A lot can happen between now and April 6, something the Yankees know all too well, particularly in the starting rotation. Barring something wild like a push to bring in Max Scherzer, here is an early guess at how the Yankees’ 25-man roster could look on Opening Day:
No real surprises here, assuming they can all get through the spring without health issues. They’ll have to hold their breath on every Tanaka splitter for a while. Adam Warren is set to come into Spring Training as a starter and could also be considered here. Pitching coach Larry Rothschild floated the idea of a six-man rotation last year and it will be interesting to see if the Yanks kick that around, but for now, these are five solid choices they can go forward with. It’s important to note that Ivan Nova is expected to return from Tommy John surgery in May or June.
Bullpen (7): Dellin Betances, Andrew Miller, David Carpenter, Adam Warren, Justin Wilson, Esmil Rogers, Chasen Shreve.
The Yanks believe their closer is already on this roster, so Joe Girardi can have some fun in the spring deciding between Betances and Miller. They could even go with co-closers based upon situations if they wanted, but my best guess right now is that Betances will close and Miller sticks in the setup role. Carpenter slides into Shawn Kelley’s old role and would handle the 6th or 7th innings. Rogers is a solid swingman option, while Wilson and Shreve would give the Yanks extra lefties in the pen.
Spring Training is a great time to evaluate bullpen arms, and the Yanks will have plenty of other names to look at. Shreve’s spot is probably the least secure of anyone on that list, and so a brief list of options who could fit here if they don’t begin the year in the Minors include (in no particular order) — Chase Whitley, Dan Burawa, Branden Pinder, Bryan Mitchell, Jose Ramirez, Jacob Lindgren, Nick Rumbelow and Gonzalez Germen. Andrew Bailey was also re-signed to a Minor League deal and is trying to regain his old form.
Catchers (2): Brian McCann, John Ryan Murphy.
Murphy will have to hold off Austin Romine for the backup role; Romine is out of Minor League options and the Yanks would lose him if he doesn’t make the Opening Day roster, but Murphy has seemed to leapfrog Romine in the organization’s view over the last year or so. Top prospect Gary Sanchez is slated to begin the year at Triple-A Scranton/Wilkes-Barre and could make his big league debut this year.
The starting infield seems set, with Teixeira, Drew, Gregorius and Headley going around the horn. In particular, the Yanks expect that Teixeira will be stronger and more productive as he is further removed from surgery. Drew should fit at second base but gives the Yanks an option at shortstop if Gregorius flounders.

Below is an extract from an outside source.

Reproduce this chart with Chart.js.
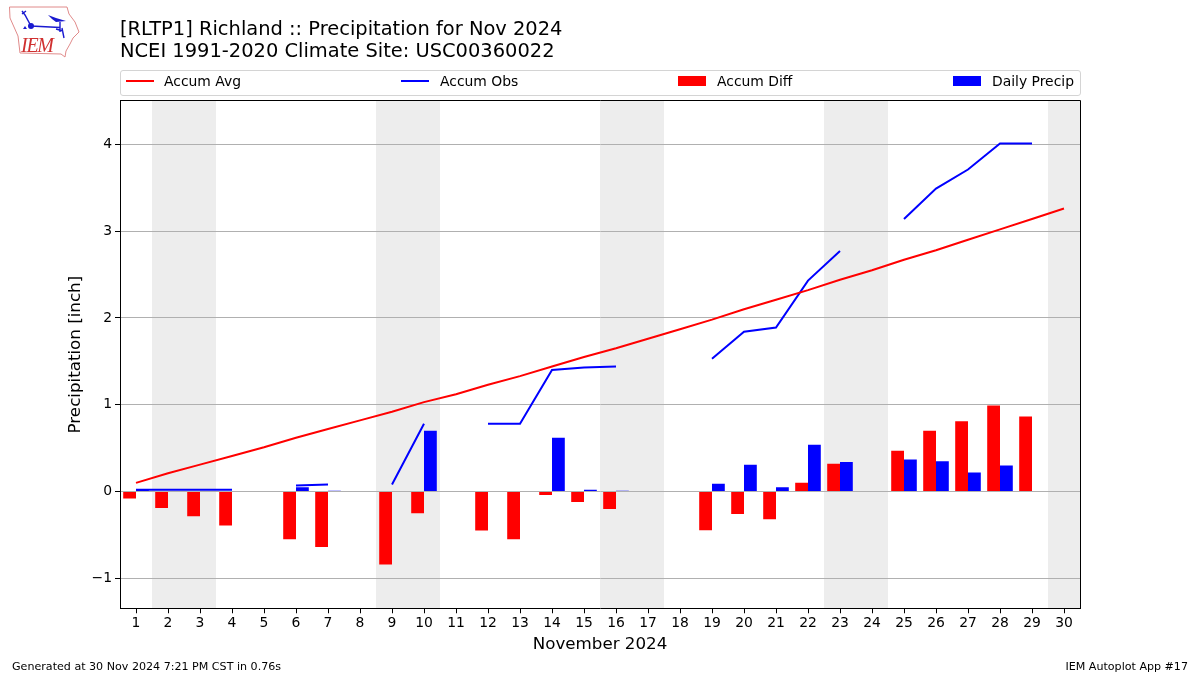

Ryan would be the 25th man on the roster. He provides a backup pretty much everywhere, assuming the Yanks keep him and intend to have Refsnyder and Pirela start the year in Triple-A (their 40-man roster is full and Drew hasn’t yet been added).
Jones would be Teixeira’s backup at first base, has played some right field and could serve as the DH against right-handed pitching. They love the idea of showcasing his big left-handed power in Yankee Stadium. It’s anyone’s guess what the Yankees will have in A-Rod; they’re going in thinking that any production would be a bonus. At the absolute minimum, you’d hope that Rodriguez can be an effective DH against left-handed pitching (the Yanks think his ’13 struggles vs. lefties were a small-sample size aberration), but it’s not impossible to envision Rodriguez being moderately productive as a full-time DH and even playing a little third base.
The outfield is pretty locked in from left to right, assuming that Beltran’s elbow is healed and he can be more like the player he was in 2013 with the Cardinals. If he’s unable to play right field regularly, it will create major headaches with the DH spot. Young is capable of playing all three outfield spots and, as Ichiro Suzuki discovered over the last two seasons, there can be plenty of at-bats to be found in a role like that — even if it doesn’t appear that way early in the spring.